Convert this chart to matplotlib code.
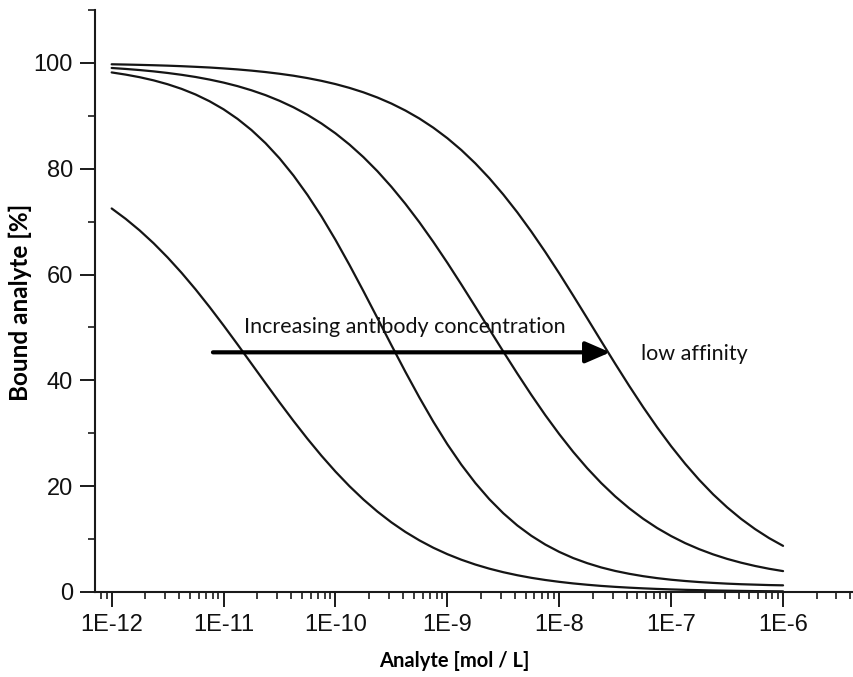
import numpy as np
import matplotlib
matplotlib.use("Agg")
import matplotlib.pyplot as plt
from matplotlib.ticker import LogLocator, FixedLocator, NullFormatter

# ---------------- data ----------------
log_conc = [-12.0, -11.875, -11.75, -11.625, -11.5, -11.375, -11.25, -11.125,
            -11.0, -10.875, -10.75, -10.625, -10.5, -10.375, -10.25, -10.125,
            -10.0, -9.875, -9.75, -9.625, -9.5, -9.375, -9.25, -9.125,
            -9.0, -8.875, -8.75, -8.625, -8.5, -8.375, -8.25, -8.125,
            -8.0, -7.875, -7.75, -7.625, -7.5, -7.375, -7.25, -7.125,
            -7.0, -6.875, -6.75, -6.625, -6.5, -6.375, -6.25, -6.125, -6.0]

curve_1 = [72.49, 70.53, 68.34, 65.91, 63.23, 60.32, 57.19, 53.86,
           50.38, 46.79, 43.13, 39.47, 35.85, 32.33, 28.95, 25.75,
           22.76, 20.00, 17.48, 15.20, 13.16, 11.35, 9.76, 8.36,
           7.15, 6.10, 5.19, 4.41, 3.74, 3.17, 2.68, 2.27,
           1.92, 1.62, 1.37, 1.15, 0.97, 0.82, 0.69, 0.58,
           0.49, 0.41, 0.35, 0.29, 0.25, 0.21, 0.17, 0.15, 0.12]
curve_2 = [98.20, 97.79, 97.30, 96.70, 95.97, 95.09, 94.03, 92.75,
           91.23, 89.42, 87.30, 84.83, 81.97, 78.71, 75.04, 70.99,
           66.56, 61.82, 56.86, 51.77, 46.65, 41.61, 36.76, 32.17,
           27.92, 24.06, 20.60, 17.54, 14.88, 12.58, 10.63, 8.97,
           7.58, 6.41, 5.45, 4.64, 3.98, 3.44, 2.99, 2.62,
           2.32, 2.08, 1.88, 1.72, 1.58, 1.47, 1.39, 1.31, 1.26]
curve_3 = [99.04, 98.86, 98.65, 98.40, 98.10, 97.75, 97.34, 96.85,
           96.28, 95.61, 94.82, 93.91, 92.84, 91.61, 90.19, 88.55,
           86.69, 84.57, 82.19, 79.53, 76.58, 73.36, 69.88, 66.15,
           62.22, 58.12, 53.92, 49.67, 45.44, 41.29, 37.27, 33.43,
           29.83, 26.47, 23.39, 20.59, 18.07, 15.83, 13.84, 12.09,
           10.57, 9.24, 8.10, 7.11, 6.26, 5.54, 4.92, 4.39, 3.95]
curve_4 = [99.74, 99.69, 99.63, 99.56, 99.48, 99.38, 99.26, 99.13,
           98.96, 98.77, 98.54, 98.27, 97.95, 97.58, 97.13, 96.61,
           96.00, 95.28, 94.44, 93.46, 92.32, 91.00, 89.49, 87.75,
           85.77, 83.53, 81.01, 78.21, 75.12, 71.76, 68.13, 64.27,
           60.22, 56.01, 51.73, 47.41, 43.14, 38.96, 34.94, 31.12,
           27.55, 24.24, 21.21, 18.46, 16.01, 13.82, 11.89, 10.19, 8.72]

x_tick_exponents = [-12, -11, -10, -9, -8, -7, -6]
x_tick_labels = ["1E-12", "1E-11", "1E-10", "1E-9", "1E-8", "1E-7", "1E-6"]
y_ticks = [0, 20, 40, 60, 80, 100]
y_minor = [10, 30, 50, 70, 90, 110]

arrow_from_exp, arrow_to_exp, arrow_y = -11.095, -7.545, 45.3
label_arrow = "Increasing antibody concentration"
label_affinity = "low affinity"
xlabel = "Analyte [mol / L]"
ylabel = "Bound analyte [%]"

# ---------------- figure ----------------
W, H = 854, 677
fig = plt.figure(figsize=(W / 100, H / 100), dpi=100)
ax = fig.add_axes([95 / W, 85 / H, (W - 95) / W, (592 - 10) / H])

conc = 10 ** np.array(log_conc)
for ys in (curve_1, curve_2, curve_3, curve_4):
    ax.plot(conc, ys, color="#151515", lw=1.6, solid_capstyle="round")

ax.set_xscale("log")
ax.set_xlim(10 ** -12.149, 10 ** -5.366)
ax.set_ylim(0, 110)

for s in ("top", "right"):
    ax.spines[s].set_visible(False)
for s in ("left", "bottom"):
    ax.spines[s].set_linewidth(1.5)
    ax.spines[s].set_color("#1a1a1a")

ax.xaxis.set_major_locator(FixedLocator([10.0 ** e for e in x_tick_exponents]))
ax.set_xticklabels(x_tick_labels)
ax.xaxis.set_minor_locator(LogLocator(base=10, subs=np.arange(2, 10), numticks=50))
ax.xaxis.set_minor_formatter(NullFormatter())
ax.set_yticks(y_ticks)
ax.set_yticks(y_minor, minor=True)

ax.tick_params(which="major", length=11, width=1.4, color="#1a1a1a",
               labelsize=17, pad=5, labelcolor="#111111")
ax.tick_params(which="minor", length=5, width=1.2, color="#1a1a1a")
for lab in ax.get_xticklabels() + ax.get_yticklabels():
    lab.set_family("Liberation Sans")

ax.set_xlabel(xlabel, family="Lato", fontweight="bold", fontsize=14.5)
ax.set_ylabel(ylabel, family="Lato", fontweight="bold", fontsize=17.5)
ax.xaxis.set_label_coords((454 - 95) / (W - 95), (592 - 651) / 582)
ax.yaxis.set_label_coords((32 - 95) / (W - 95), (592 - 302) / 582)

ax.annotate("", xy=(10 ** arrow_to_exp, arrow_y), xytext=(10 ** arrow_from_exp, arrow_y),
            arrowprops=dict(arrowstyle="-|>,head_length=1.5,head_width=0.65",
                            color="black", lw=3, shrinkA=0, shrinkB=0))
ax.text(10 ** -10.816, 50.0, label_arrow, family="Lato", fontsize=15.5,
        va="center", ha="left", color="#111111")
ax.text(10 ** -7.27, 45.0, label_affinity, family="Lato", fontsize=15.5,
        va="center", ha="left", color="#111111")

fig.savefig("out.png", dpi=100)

========================================

§ **TASK TO COMPLETE**: Repeat the listing above exactly from its first line to the line containing "-7.0, -6.875, -6.75, -6.625, -6.5, -6.375, -6.25, -6.125, -6.0]", both included, and omit the pictures.

§ **SOLUTION FOR THIS EXERCISE**:
Convert this chart to matplotlib code.
import numpy as np
import matplotlib
matplotlib.use("Agg")
import matplotlib.pyplot as plt
from matplotlib.ticker import LogLocator, FixedLocator, NullFormatter

# ---------------- data ----------------
log_conc = [-12.0, -11.875, -11.75, -11.625, -11.5, -11.375, -11.25, -11.125,
            -11.0, -10.875, -10.75, -10.625, -10.5, -10.375, -10.25, -10.125,
            -10.0, -9.875, -9.75, -9.625, -9.5, -9.375, -9.25, -9.125,
            -9.0, -8.875, -8.75, -8.625, -8.5, -8.375, -8.25, -8.125,
            -8.0, -7.875, -7.75, -7.625, -7.5, -7.375, -7.25, -7.125,
            -7.0, -6.875, -6.75, -6.625, -6.5, -6.375, -6.25, -6.125, -6.0]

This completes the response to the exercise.